**** Available data ****

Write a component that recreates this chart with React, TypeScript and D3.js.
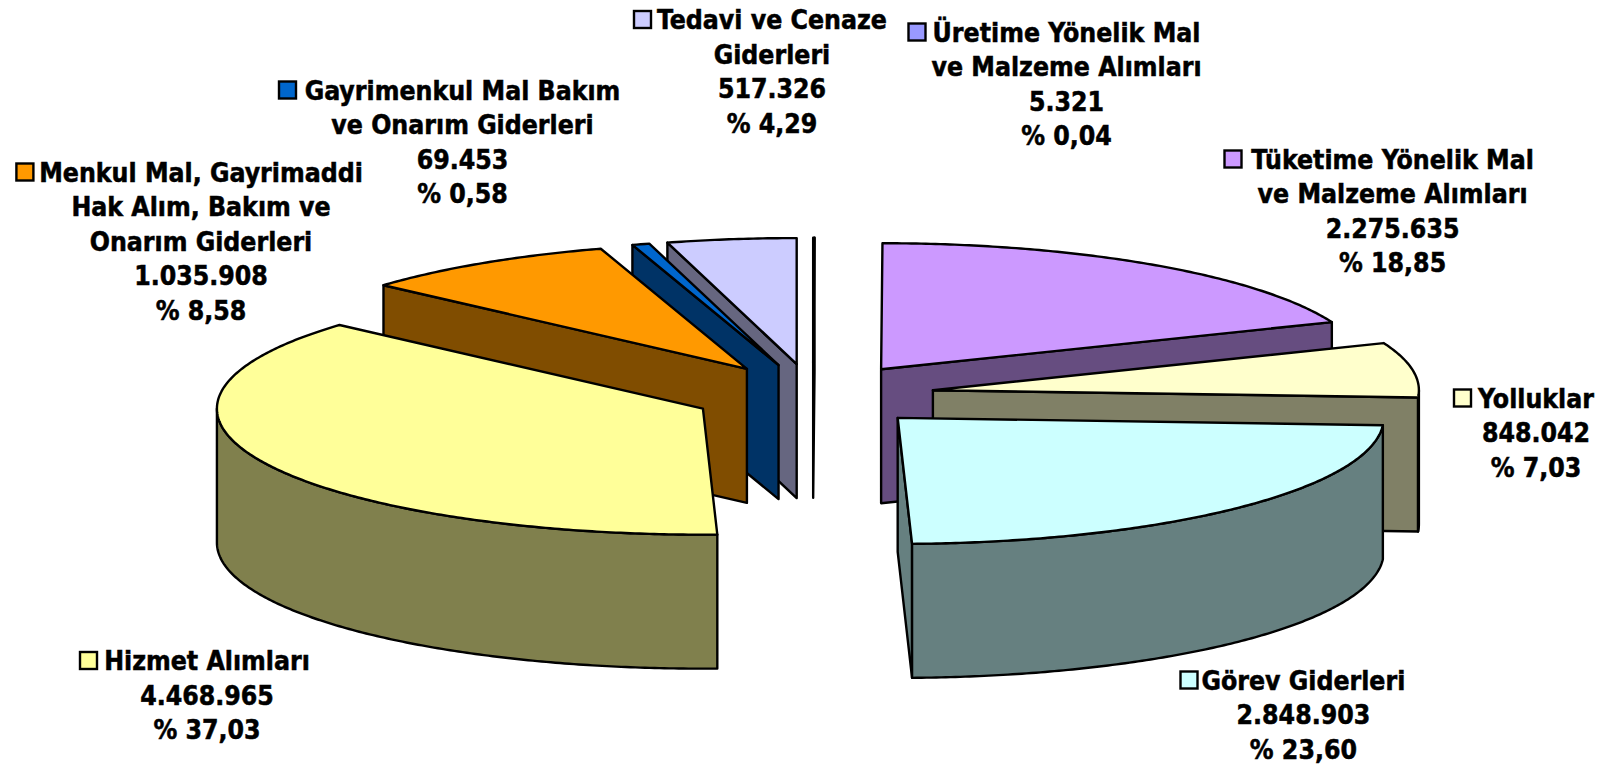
import React from 'react';
import * as d3 from 'd3';

// values as printed on the chart, clockwise from 12 o'clock
const categories = [
  ['Üretime Yönelik Mal', 've Malzeme Alımları'],
  ['Tüketime Yönelik Mal', 've Malzeme Alımları'],
  ['Yolluklar'],
  ['Görev Giderleri'],
  ['Hizmet Alımları'],
  ['Menkul Mal, Gayrimaddi', 'Hak Alım, Bakım ve', 'Onarım Giderleri'],
  ['Gayrimenkul Mal Bakım', 've Onarım Giderleri'],
  ['Tedavi ve Cenaze', 'Giderleri'],
];
const amounts = [5321, 2275635, 848042, 2848903, 4468965, 1035908, 69453, 517326];
const percents = [0.04, 18.85, 7.03, 23.6, 37.03, 8.58, 0.58, 4.29];
const colors = ['#9999FF', '#CC99FF', '#FFFFCC', '#CCFFFF', '#FFFF99', '#FF9900', '#0066CC', '#CCCCFF'];

// label placement: text centre, first line centre, legend key left
const labelLayout = [
  { cx: 1066.5, y0: 32, keyX: 908.5 },
  { cx: 1392.6, y0: 159, keyX: 1224.5 },
  { cx: 1536, y0: 398, keyX: 1454 },
  { cx: 1303.4, y0: 680, keyX: 1180.5 },
  { cx: 207, y0: 660.5, keyX: 80 },
  { cx: 201, y0: 172, keyX: 16.4 },
  { cx: 462.5, y0: 90, keyX: 279 },
  { cx: 772, y0: 19.5, keyX: 634 },
];

const width = 1608;
const height = 765;
const cx = 813;
const cy = 395.3;
const rx = 486;
const ry = 126;
const depth = 134;
const explode = 0.25;
const lineStep = 34.5;
const keySize = 17;

const nl = d3.formatLocale({ decimal: ',', thousands: '.', grouping: [3], currency: ['', ''] });
const fmtAmount = nl.format(',d');
const fmtPct = nl.format('.2f');

const pie = d3.pie<number>().sort(null).value((d) => d);
const line = d3.line();

type Pt = [number, number];

const arcPoints = (a0: number, a1: number, ox: number, oy: number, dz = 0): Pt[] => {
  const n = Math.max(1, Math.ceil((a1 - a0) / 0.01));
  return d3.range(n + 1).map((i) => {
    const a = a0 + ((a1 - a0) * i) / n;
    return [ox + rx * Math.sin(a), oy - ry * Math.cos(a) + dz] as Pt;
  });
};

const sideColor = (c: string) => {
  const r = d3.rgb(c);
  return d3.rgb(r.r / 2, r.g / 2, r.b / 2).formatHex();
};

const slices = pie(amounts).map((d, i) => {
  const mid = (d.startAngle + d.endAngle) / 2;
  return {
    i,
    a0: d.startAngle,
    a1: d.endAngle,
    mid,
    ox: cx + explode * rx * Math.sin(mid),
    oy: cy - explode * ry * Math.cos(mid),
  };
});

// painter's order: back to front
const ordered = [...slices].sort((a, b) => d3.descending(Math.cos(a.mid), Math.cos(b.mid)));

const radialWall = (a: number, ox: number, oy: number): Pt[] => {
  const p: Pt = [ox + rx * Math.sin(a), oy - ry * Math.cos(a)];
  return [[ox, oy], p, [p[0], p[1] + depth], [ox, oy + depth]];
};

const Slice: React.FC<{ s: (typeof slices)[number] }> = ({ s }) => {
  const fill = colors[s.i];
  const side = sideColor(fill);
  const common = { stroke: '#000', strokeWidth: 2.4, strokeLinejoin: 'round' as const };
  // outer wall is only seen on the front half of the ellipse
  const f0 = Math.max(s.a0, Math.PI / 2);
  const f1 = Math.min(s.a1, (3 * Math.PI) / 2);
  const top = arcPoints(s.a0, s.a1, s.ox, s.oy);
  return (
    <g>
      {Math.sin(s.a0) < 0 && <path d={line(radialWall(s.a0, s.ox, s.oy)) + 'Z'} fill={side} {...common} />}
      {Math.sin(s.a1) > 0 && <path d={line(radialWall(s.a1, s.ox, s.oy)) + 'Z'} fill={side} {...common} />}
      {f1 > f0 && (
        <path
          d={line([...arcPoints(f0, f1, s.ox, s.oy), ...arcPoints(f0, f1, s.ox, s.oy, depth).reverse()]) + 'Z'}
          fill={side}
          {...common}
        />
      )}
      <path d={line([[s.ox, s.oy], ...top]) + 'Z'} fill={fill} {...common} />
    </g>
  );
};

const Label: React.FC<{ i: number }> = ({ i }) => {
  const { cx: tx, y0, keyX } = labelLayout[i];
  const lines = [...categories[i], fmtAmount(amounts[i]), `% ${fmtPct(percents[i])}`];
  return (
    <g>
      <rect
        x={keyX}
        y={y0 - keySize / 2}
        width={keySize}
        height={keySize}
        fill={colors[i]}
        stroke="#000"
        strokeWidth={2.4}
      />
      {lines.map((t, k) => (
        <text key={k} x={tx} y={y0 + k * lineStep + 9.5} textAnchor="middle" stroke="#000" strokeWidth={0.5}>
          {t}
        </text>
      ))}
    </g>
  );
};

export default function App() {
  return (
    <svg
      width={width}
      height={height}
      style={{
        position: 'absolute',
        left: 0,
        top: 0,
        background: '#fff',
        fontFamily: '"DejaVu Sans", sans-serif',
        fontStretch: 'condensed',
        fontWeight: 700,
        fontSize: 26.4,
      }}
    >
      {ordered.map((s) => (
        <Slice key={s.i} s={s} />
      ))}
      {slices.map((s) => (
        <Label key={s.i} i={s.i} />
      ))}
    </svg>
  );
}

****

● **Task to carry out**: Output the data above without changes, apart from leaving out the pictures.

● **Reply**:
Write a component that recreates this chart with React, TypeScript and D3.js.
import React from 'react';
import * as d3 from 'd3';

// values as printed on the chart, clockwise from 12 o'clock
const categories = [
  ['Üretime Yönelik Mal', 've Malzeme Alımları'],
  ['Tüketime Yönelik Mal', 've Malzeme Alımları'],
  ['Yolluklar'],
  ['Görev Giderleri'],
  ['Hizmet Alımları'],
  ['Menkul Mal, Gayrimaddi', 'Hak Alım, Bakım ve', 'Onarım Giderleri'],
  ['Gayrimenkul Mal Bakım', 've Onarım Giderleri'],
  ['Tedavi ve Cenaze', 'Giderleri'],
];
const amounts = [5321, 2275635, 848042, 2848903, 4468965, 1035908, 69453, 517326];
const percents = [0.04, 18.85, 7.03, 23.6, 37.03, 8.58, 0.58, 4.29];
const colors = ['#9999FF', '#CC99FF', '#FFFFCC', '#CCFFFF', '#FFFF99', '#FF9900', '#0066CC', '#CCCCFF'];

// label placement: text centre, first line centre, legend key left
const labelLayout = [
  { cx: 1066.5, y0: 32, keyX: 908.5 },
  { cx: 1392.6, y0: 159, keyX: 1224.5 },
  { cx: 1536, y0: 398, keyX: 1454 },
  { cx: 1303.4, y0: 680, keyX: 1180.5 },
  { cx: 207, y0: 660.5, keyX: 80 },
  { cx: 201, y0: 172, keyX: 16.4 },
  { cx: 462.5, y0: 90, keyX: 279 },
  { cx: 772, y0: 19.5, keyX: 634 },
];

const width = 1608;
const height = 765;
const cx = 813;
const cy = 395.3;
const rx = 486;
const ry = 126;
const depth = 134;
const explode = 0.25;
const lineStep = 34.5;
const keySize = 17;

const nl = d3.formatLocale({ decimal: ',', thousands: '.', grouping: [3], currency: ['', ''] });
const fmtAmount = nl.format(',d');
const fmtPct = nl.format('.2f');

const pie = d3.pie<number>().sort(null).value((d) => d);
const line = d3.line();

type Pt = [number, number];

const arcPoints = (a0: number, a1: number, ox: number, oy: number, dz = 0): Pt[] => {
  const n = Math.max(1, Math.ceil((a1 - a0) / 0.01));
  return d3.range(n + 1).map((i) => {
    const a = a0 + ((a1 - a0) * i) / n;
    return [ox + rx * Math.sin(a), oy - ry * Math.cos(a) + dz] as Pt;
  });
};

const sideColor = (c: string) => {
  const r = d3.rgb(c);
  return d3.rgb(r.r / 2, r.g / 2, r.b / 2).formatHex();
};

const slices = pie(amounts).map((d, i) => {
  const mid = (d.startAngle + d.endAngle) / 2;
  return {
    i,
    a0: d.startAngle,
    a1: d.endAngle,
    mid,
    ox: cx + explode * rx * Math.sin(mid),
    oy: cy - explode * ry * Math.cos(mid),
  };
});

// painter's order: back to front
const ordered = [...slices].sort((a, b) => d3.descending(Math.cos(a.mid), Math.cos(b.mid)));

const radialWall = (a: number, ox: number, oy: number): Pt[] => {
  const p: Pt = [ox + rx * Math.sin(a), oy - ry * Math.cos(a)];
  return [[ox, oy], p, [p[0], p[1] + depth], [ox, oy + depth]];
};

const Slice: React.FC<{ s: (typeof slices)[number] }> = ({ s }) => {
  const fill = colors[s.i];
  const side = sideColor(fill);
  const common = { stroke: '#000', strokeWidth: 2.4, strokeLinejoin: 'round' as const };
  // outer wall is only seen on the front half of the ellipse
  const f0 = Math.max(s.a0, Math.PI / 2);
  const f1 = Math.min(s.a1, (3 * Math.PI) / 2);
  const top = arcPoints(s.a0, s.a1, s.ox, s.oy);
  return (
    <g>
      {Math.sin(s.a0) < 0 && <path d={line(radialWall(s.a0, s.ox, s.oy)) + 'Z'} fill={side} {...common} />}
      {Math.sin(s.a1) > 0 && <path d={line(radialWall(s.a1, s.ox, s.oy)) + 'Z'} fill={side} {...common} />}
      {f1 > f0 && (
        <path
          d={line([...arcPoints(f0, f1, s.ox, s.oy), ...arcPoints(f0, f1, s.ox, s.oy, depth).reverse()]) + 'Z'}
          fill={side}
          {...common}
        />
      )}
      <path d={line([[s.ox, s.oy], ...top]) + 'Z'} fill={fill} {...common} />
    </g>
  );
};

const Label: React.FC<{ i: number }> = ({ i }) => {
  const { cx: tx, y0, keyX } = labelLayout[i];
  const lines = [...categories[i], fmtAmount(amounts[i]), `% ${fmtPct(percents[i])}`];
  return (
    <g>
      <rect
        x={keyX}
        y={y0 - keySize / 2}
        width={keySize}
        height={keySize}
        fill={colors[i]}
        stroke="#000"
        strokeWidth={2.4}
      />
      {lines.map((t, k) => (
        <text key={k} x={tx} y={y0 + k * lineStep + 9.5} textAnchor="middle" stroke="#000" strokeWidth={0.5}>
          {t}
        </text>
      ))}
    </g>
  );
};

export default function App() {
  return (
    <svg
      width={width}
      height={height}
      style={{
        position: 'absolute',
        left: 0,
        top: 0,
        background: '#fff',
        fontFamily: '"DejaVu Sans", sans-serif',
        fontStretch: 'condensed',
        fontWeight: 700,
        fontSize: 26.4,
      }}
    >
      {ordered.map((s) => (
        <Slice key={s.i} s={s} />
      ))}
      {slices.map((s) => (
        <Label key={s.i} i={s.i} />
      ))}
    </svg>
  );
}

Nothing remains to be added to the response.